27      De plus, il n’apparaît pas que la difficulté à distinguer l’original signé de la requête des copies de celle-ci ne puisse être surmontée par le recours à toute méthode permettant de traiter à part l’original signé de la requête, de façon à éviter que le dépôt de celui-ci au greffe du Tribunal n’intervienne après l’expiration du délai de dix jours prévu à l’article 43, paragraphe 6, du règlement de procédure.

28      Par ailleurs, il y a lieu de constater que, d’une part, l’absence de dépôt, dans ce délai, de l’original signé de la requête au greffe du Tribunal ne figure pas au nombre des cas de régularisation des requêtes prévus aux points 55 à 59 des instructions pratiques du Tribunal aux parties et, d’autre part, le point 57, sous o), desdites instructions permet, dans l’intérêt des requérants, de différer l’appréciation, par le Tribunal, des conditions de recevabilité de la requête prévues à l’article 43, paragraphe 1, deuxième alinéa, du règlement de procédure, lesquelles impliquent de distinguer l’original signé de la requête des copies de celle-ci.

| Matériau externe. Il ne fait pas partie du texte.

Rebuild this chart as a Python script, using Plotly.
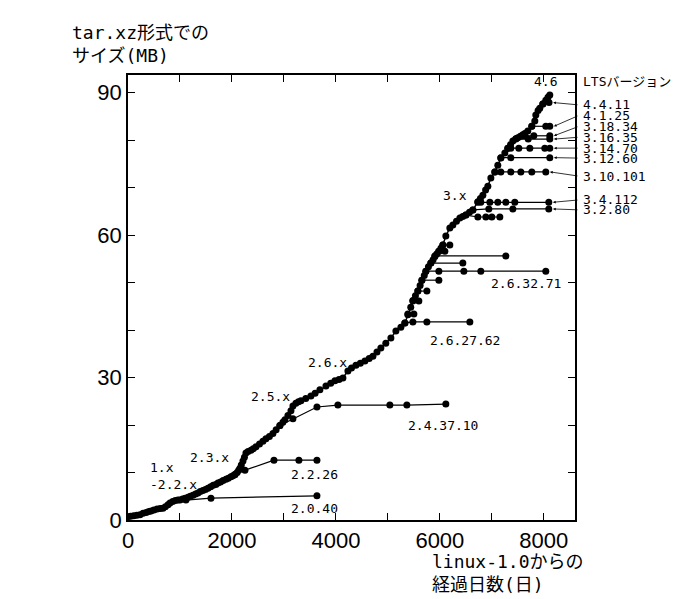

Il s’ensuit que la faculté de régularisation permise au point 57, sous o), susvisé, ne saurait avoir pour conséquence d’amoindrir la vigilance des requérants quant à la nécessité de distinguer l’original signé de la requête des copies de celle-ci.

29      En tout état de cause, il appartenait au requérant de distinguer l’original signé de la requête des copies de celle-ci.

30      Il résulte de l’ensemble de ce qui précède que le recours est tardif et qu’il doit être rejeté comme manifestement irrecevable, sans qu’il soit nécessaire de le signifier à l’OHMI.

31      La présente ordonnance étant adoptée avant la signification de la requête à l’OHMI et avant que celui-ci n’ait pu exposer des dépens, il suffit de décider que la requérante supportera ses propres dépens, conformément à l’article 87, paragraphe 1, du règlement de procédure.

Par ces motifs,

LE TRIBUNAL (sixième chambre)

ordonne :

1)      Le recours est rejeté.

2)      Bell & Ross BV supportera ses propres dépens.

Fait à Luxembourg, le 18 juin 2010.

Le greffier

 

       Le président

E. Coulon

 

       A. W. H. Meij


* Langue de procédure : le français.